Again and again, Obama tells people that they are more than just spectators. When Obama said, after the Iowa caucus, "On this January night -- at this defining moment in history -- you have done what the cynics said we couldn't do," the pronouns were critical. Unlike George W. Bush, who tends to put himself at the center of the heroic stories he tells, Obama is much more likely to talk about "you" and "we." That speech included a repetition of the phrase "This was the moment," culminating with, "Years from now, you'll look back and you'll say that this was the moment -- this was the place -- where America remembered what it means to hope." It's a kind of instant nostalgia, looking forward to looking back, that harks back to Shakespeare's Henry V rousing his troops at Agincourt ("This story shall the good man teach his son. ... And gentlemen in England now a-bed shall think themselves accursed they were not here").
The message is that you are living in historic times, and history depends on you. This is particularly compelling for progressives who have spent years thirsting for a political movement that makes them feel strong.

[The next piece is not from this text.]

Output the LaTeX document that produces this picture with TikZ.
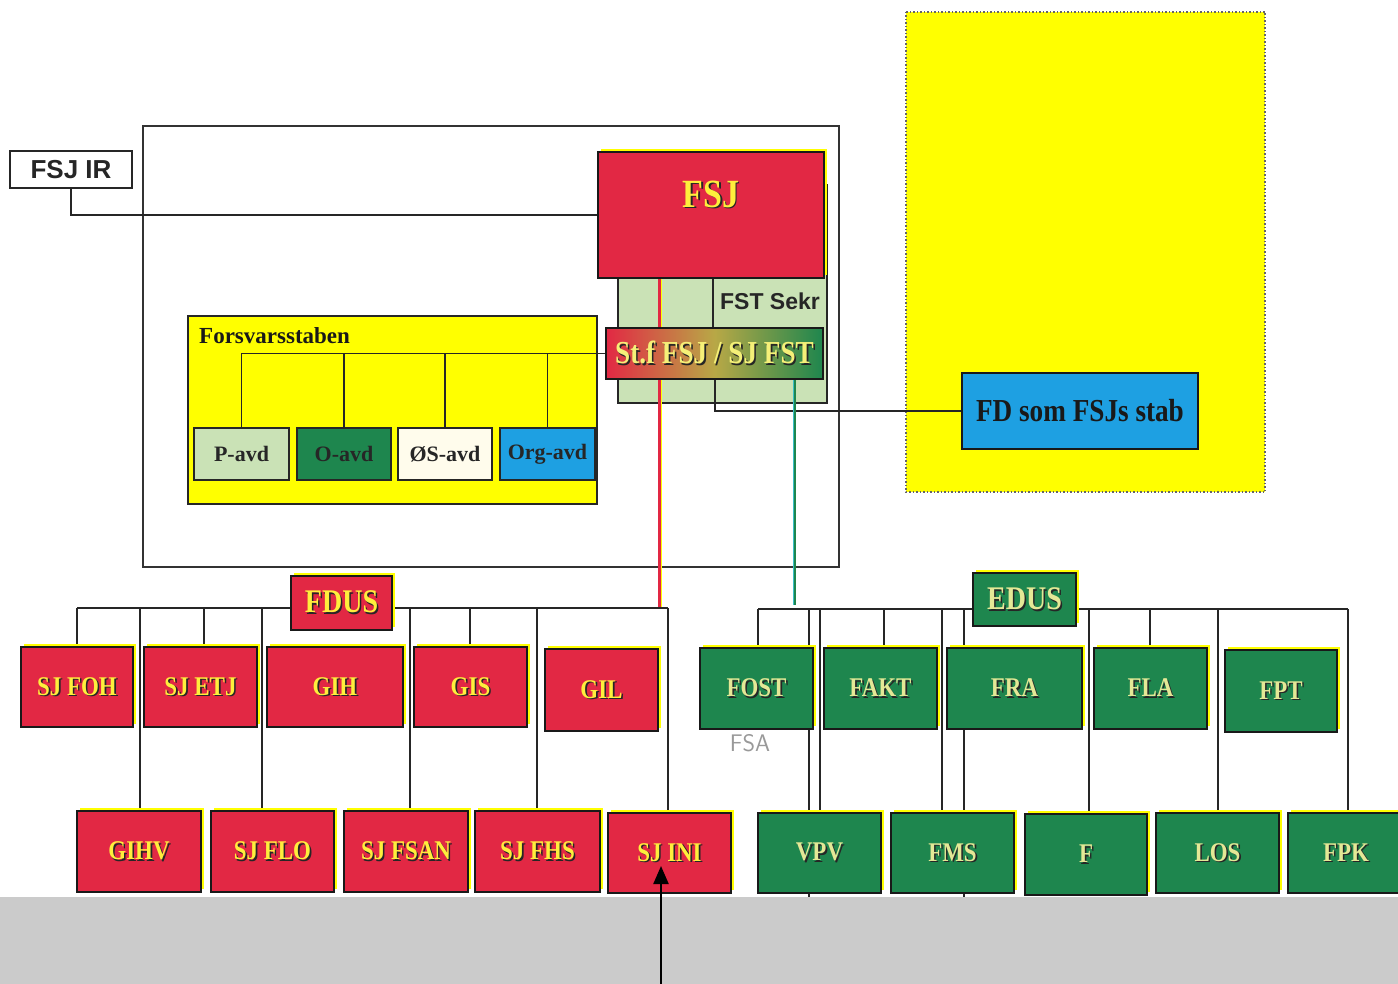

Mitt Romney is just never going to make his supporters feel that he and they are engaged together in a common enterprise, and the outcome of the campaign depends as much on them as it does on him. They'll vote for him, and some true believers will volunteer and do what they can. But the Romney campaign, in the end, will look, feel, and be a top-down effort, like something designed and imposed by a management consultant of the kind the candidate himself used to be.